Setamat SMP di Padang ia terpaksa melanjutkan sekolah ke Pondok Madani, sebuah pesantren di Ponorogo, Jawa Timur, menuruti kehendak orangtuanya. Tiba-tiba saja dia harus naik bus tiga hari tiga malam melintasi punggung Sumatera dan Jawa menuju sebuah desa di pelosok Jawa Timur. Keinginan kedua orangtuanya tentu saja tidak salah, sebagai ‘emak’ (ibu) kala itu, menginginkan supaya anaknya menjadi seorang yang bernama, dihormati di kampung seperti menjadi guru agama. Ibunya ingin dia menjadi Buya Hamka walau Alif ingin menjadi Habibie.
Dengan setengah hati dia mengikuti perintah Ibunya, belajar di pondok. “Memiliki anak yang sholeh dan berbakti kepada orangtua adalah sebuah warisan yang tak ternilai, karena bisa mendoakan kedua orangtuanya dikala sudah tiada", Ujar Alif mengenang keinginan Emak di kampung pada waktu itu.

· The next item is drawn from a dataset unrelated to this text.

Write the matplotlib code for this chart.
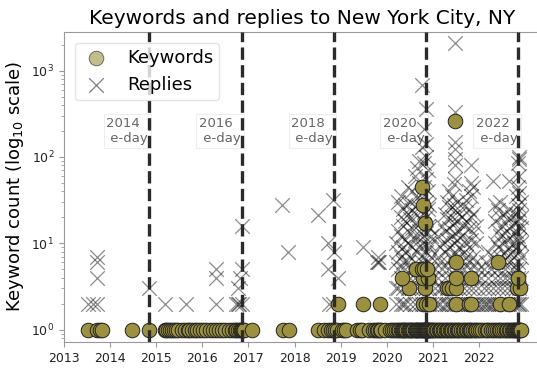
import matplotlib
matplotlib.use("Agg")
import matplotlib.pyplot as plt

# election days (decimal years) and their labels
eday_years = [2014.84, 2016.85, 2018.85, 2020.84, 2022.85]
eday_labels = ["2014\n e-day", "2016\n e-day", "2018\n e-day", "2020\n e-day", "2022\n e-day"]

# keyword counts: days with a single mention
kw_single_dates = [
    2013.52, 2013.72, 2013.78, 2013.83, 2014.48, 2014.84,
    2015.18, 2015.22, 2015.26, 2015.3, 2015.34, 2015.38, 2015.42, 2015.47, 2015.55, 2015.62,
    2015.68, 2015.72, 2015.78, 2015.83, 2015.88, 2015.95, 2016.02, 2016.08, 2016.16, 2016.24,
    2016.3, 2016.36, 2016.42, 2016.5, 2016.58, 2016.64, 2016.7, 2016.74, 2016.78, 2016.81,
    2016.84, 2016.86, 2016.88, 2016.9, 2017.08, 2017.74, 2017.87,
    2018.5, 2018.63, 2018.72, 2018.78, 2018.84, 2018.88, 2018.92, 2019.03, 2019.08, 2019.12,
    2019.35, 2019.42, 2019.47, 2019.62, 2019.7, 2019.74, 2019.78, 2019.81, 2019.84, 2019.88,
    2019.95, 2020.07, 2020.12, 2020.15, 2020.2, 2020.23, 2020.26, 2020.3, 2020.32, 2020.35,
    2020.37, 2020.4, 2020.42, 2020.45, 2020.47, 2020.5, 2020.52, 2020.55, 2020.57, 2020.6,
    2020.62, 2020.64, 2020.66, 2020.68, 2020.7, 2020.72, 2020.74, 2020.76, 2020.78, 2020.8,
    2020.81, 2020.82, 2020.83, 2020.84, 2020.85, 2020.86, 2020.87, 2020.88, 2020.9, 2020.92,
    2020.94, 2020.96, 2020.98, 2021.0, 2021.03, 2021.06, 2021.09, 2021.12, 2021.15, 2021.18,
    2021.21, 2021.24, 2021.27, 2021.3, 2021.33, 2021.36, 2021.39, 2021.42, 2021.45, 2021.48,
    2021.51, 2021.54, 2021.57, 2021.6, 2021.64, 2021.68, 2021.71, 2021.74, 2021.77, 2021.8,
    2021.83, 2021.86, 2021.9, 2021.94, 2021.98, 2022.02, 2022.07, 2022.12, 2022.16, 2022.2,
    2022.25, 2022.3, 2022.34, 2022.38, 2022.42, 2022.46, 2022.5, 2022.54, 2022.58, 2022.61,
    2022.64, 2022.67, 2022.7, 2022.73, 2022.76, 2022.78, 2022.8, 2022.82, 2022.84, 2022.85,
    2022.86, 2022.87, 2022.88, 2022.9,
]

# keyword counts: days with more than one mention
kw_multi_dates = [
    2018.93, 2019.48, 2019.85, 2020.78, 2020.85, 2020.92, 2021.5, 2021.77, 2021.82, 2022.46, 2022.64,
    2020.47, 2020.82, 2021.3, 2021.35, 2021.4, 2021.5, 2022.82, 2022.88,
    2020.32, 2020.78, 2020.88, 2021.49, 2021.82, 2022.84,
    2020.63, 2020.75, 2020.8, 2020.86, 2021.49, 2022.4,
    2020.77, 2020.78, 2020.83, 2021.48,
]
kw_multi_counts = [
    2, 2, 2, 2, 2, 2, 2, 2, 2, 2, 2,
    3, 3, 3, 3, 3, 3, 3, 3,
    4, 4, 4, 4, 4, 4,
    5, 5, 5, 5, 6, 6,
    45, 28, 17, 260,
]

# replies per day, grouped by day
rep_days_early = [2013.52, 2013.62, 2013.72, 2014.84, 2015.2, 2015.65, 2016.3, 2016.72, 2016.77,
                  2016.8, 2016.82, 2016.85, 2016.87, 2017.72, 2017.86, 2018.5, 2018.72, 2018.75,
                  2018.83, 2018.85, 2018.95, 2019.48, 2019.78, 2019.8, 2019.82]
rep_counts_early = [[2], [2], [2, 4, 6, 7], [3], [2], [2], [2, 4, 5], [2], [2, 3],
                    [2], [4], [2, 16], [5], [28], [8], [21], [10, 5], [2],
                    [32, 2], [8], [4], [9], [6], [6, 7], [6]]

rep_days_2020 = [2020.2, 2020.25, 2020.3, 2020.35, 2020.4, 2020.45, 2020.5, 2020.55, 2020.6,
                 2020.65, 2020.7, 2020.75, 2020.8, 2020.85, 2020.88, 2020.92, 2020.96]
rep_counts_2020 = [
    [2, 3, 6, 10],
    [3, 5, 8, 14, 30],
    [2, 4, 7, 12, 20, 35],
    [2, 3, 6, 9, 16, 25],
    [2, 4, 5, 8, 11, 18, 28],
    [3, 6, 10, 22, 45],
    [2, 4, 7, 13, 19, 30],
    [3, 5, 9, 15, 24, 40],
    [2, 4, 6, 11, 17, 27, 60],
    [3, 8, 12, 21, 33, 75],
    [2, 5, 9, 14, 26, 50, 90],
    [2, 3, 6, 10, 18, 38, 130, 680],
    [2, 4, 7, 12, 23, 45, 85, 210],
    [2, 3, 5, 8, 13, 20, 30, 55, 100, 140, 360],
    [2, 4, 6, 10, 16, 25, 40, 70],
    [2, 3, 5, 9, 15, 28],
    [2, 4, 7, 12],
]

rep_days_2021 = [2021.05, 2021.1, 2021.15, 2021.2, 2021.25, 2021.3, 2021.35, 2021.4, 2021.45,
                 2021.48, 2021.52, 2021.57, 2021.62, 2021.67, 2021.72, 2021.77, 2021.82,
                 2021.87, 2021.92, 2021.97]
rep_counts_2021 = [
    [2, 3, 5],
    [2, 4, 7, 12],
    [2, 3, 6, 9],
    [3, 5, 10, 16],
    [2, 4, 8, 14, 22],
    [2, 3, 6, 11, 19, 30],
    [2, 5, 9, 15, 26, 40],
    [2, 3, 7, 12, 20, 35],
    [2, 4, 6, 10, 17, 28, 48],
    [2, 3, 5, 8, 13, 24, 55, 80, 95, 125, 150, 330, 2100],
    [2, 4, 7, 11, 18, 30],
    [2, 3, 5, 9, 14, 22],
    [2, 4, 6, 12, 20],
    [2, 3, 5, 8, 16, 27],
    [2, 4, 7, 10, 18, 32],
    [2, 3, 6, 9, 15, 25, 40],
    [2, 4, 5, 11, 20, 35, 50, 80],
    [2, 3, 7, 13, 22, 45],
    [2, 4, 6, 10, 16],
    [2, 3, 5],
]

rep_days_2022 = [2022.03, 2022.1, 2022.15, 2022.2, 2022.25, 2022.3, 2022.35, 2022.4, 2022.45,
                 2022.5, 2022.55, 2022.6, 2022.65, 2022.7, 2022.75, 2022.8, 2022.83, 2022.86,
                 2022.9]
rep_counts_2022 = [
    [2, 4],
    [2, 3, 5],
    [2, 6],
    [2, 3, 4, 8],
    [2, 5],
    [2, 3, 7, 52],
    [2, 4, 6, 10, 18, 28],
    [2, 3, 5, 9, 14, 24],
    [2, 4, 7, 12, 20, 30],
    [2, 3, 6, 10, 16],
    [2, 4, 5, 8, 13, 22],
    [2, 3, 7, 11, 19],
    [2, 4, 6, 9, 15, 25, 52],
    [2, 3, 5, 8, 12, 20],
    [2, 4, 7, 10, 17],
    [2, 3, 5, 9, 14, 22, 35],
    [2, 4, 6, 12, 18, 28, 45, 85],
    [2, 3, 5, 8, 11, 16, 24, 38, 60, 95, 100],
    [2, 4, 7, 10, 15, 20, 30],
]


def flatten(days, counts):
    xs, ys = [], []
    for d, cs in zip(days, counts):
        for c in cs:
            xs.append(d)
            ys.append(c)
    return xs, ys


rep_x, rep_y = [], []
for days, counts in [(rep_days_early, rep_counts_early), (rep_days_2020, rep_counts_2020),
                     (rep_days_2021, rep_counts_2021), (rep_days_2022, rep_counts_2022)]:
    xs, ys = flatten(days, counts)
    rep_x += xs
    rep_y += ys

kw_x = kw_single_dates + kw_multi_dates
kw_y = [1] * len(kw_single_dates) + kw_multi_counts

fig = plt.figure(figsize=(5.37, 3.68), dpi=100)
ax = fig.add_axes([0.119, 0.071, 0.886, 0.842])

kw_color = "#9b9141"
ax.scatter(kw_x, kw_y, s=110, marker="o", facecolor=kw_color, edgecolor="#222222",
           linewidth=0.7, zorder=3, label="Keywords")
ax.scatter(rep_x, rep_y, s=110, marker="x", color="black", alpha=0.45,
           linewidth=0.9, zorder=2, label="Replies")

for yr, lab in zip(eday_years, eday_labels):
    ax.axvline(yr, color="#2b2b2b", linestyle="--", linewidth=2.4, zorder=4)
    ax.text(yr - 0.92, 200, lab, fontsize=9.5, color="#666666", ha="left", va="center",
            bbox=dict(facecolor="white", edgecolor="#eeeeee", linewidth=0.8, pad=2), zorder=1)

ax.set_yscale("log")
ax.set_ylim(0.72, 2800)
ax.set_xlim(2013.0, 2023.31)
ax.set_xticks(range(2013, 2023))
ax.set_xticklabels([str(y) for y in range(2013, 2023)])

for sp in ax.spines.values():
    sp.set_color("#999999")
ax.tick_params(axis="both", which="both", colors="#999999", labelcolor="#222222", labelsize=9)
ax.tick_params(axis="both", which="major", length=3.5)
ax.tick_params(axis="y", which="minor", length=2)

ax.set_ylabel("Keyword count (log$_{10}$ scale)", fontsize=13)
ax.set_title("Keywords and replies to New York City, NY", fontsize=14.5)

leg = ax.legend(loc="upper left", fontsize=13, frameon=True, borderpad=0.35,
                handletextpad=0.9, handlelength=1.6, bbox_to_anchor=(0.005, 0.995))
leg.get_frame().set_edgecolor("#dddddd")
leg.legend_handles[0].set_alpha(0.6)
leg.legend_handles[1].set_alpha(0.5)

fig.savefig("out.png", dpi=100)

Di tempat yang tidak disukainya itu ia kemudian bersahabat dengan lima teman dari lima daerah berbeda. Di situ pula mereka mengenal dan belajar menghayati ajaran man jadda wajada, yang artinya “Siapa bersungguh-sungguh, dia akan berhasil.”
Dia terheran-heran mendengar komentator sepak bola berbahasa Arab, anak mengigau dalam bahasa Inggris, merinding mendengar ribuan orang melagukan Syair Abu Nawas dan terkesan melihat pondoknya setiap pagi seperti melayang di udara.
Dipersatukan oleh hukuman jewer berantai, Alif berteman dekat dengan Raja dari Medan, Said dari Surabaya, Dulmajid dari Sumenep, Atang dari Bandung dan Baso dari Gowa. Di bawah menara masjid yang menjulang, mereka berenam kerap menunggu maghrib sambil menatap awan lembayung yang berarak pulang ke ufuk. Uniknya, setelah bertemu, ternyata apa yang mereka bayangkan saat menunggu adzan Maghrib di bawah menara masjid benar-benar terjadi. Itulah cuplikan utama cerita novel negeri 5 menara karya Ahmad Fuadi ini. Di mata belia mereka, awan-awan itu menjelma menjadi negara dan benua impian masing-masing.
Dengan membayangkan awan itulah meraka menggambarkan impiannya. seperti Alif mengakui jika awan itu bentuknya seperti benua Amerika, yaitu sebuah negara yang ingin ia kunjungi kelak setelah lulus nanti. Begitu juga dengan yang lainnya menggambarkan awan itu seperti negara Arab Saudi, Mesir dan Benua Eropa. Kemana impian jiwa muda ini membawa mereka? Mereka tidak tahu. Yang mereka tahu adalah: Jangan pernah remehkan impian, walau setinggi apa pun. Tuhan sungguh Maha Mendengar. Belajar di pesantren bagi Alif ternyata memberikan warna tersendiri baginya. Ia yang dulunya beranggapan bahwa dunia pesantren adalah konservatif, kuno, ‘kampungan’, ternyata anggapan itu salah besar. Di pesantren ternyata benar-benar menjunjung sikap kedisiplinan yang tinggi, sehingga mencetak para santri yang bertanggung jawab dan berkomitmen.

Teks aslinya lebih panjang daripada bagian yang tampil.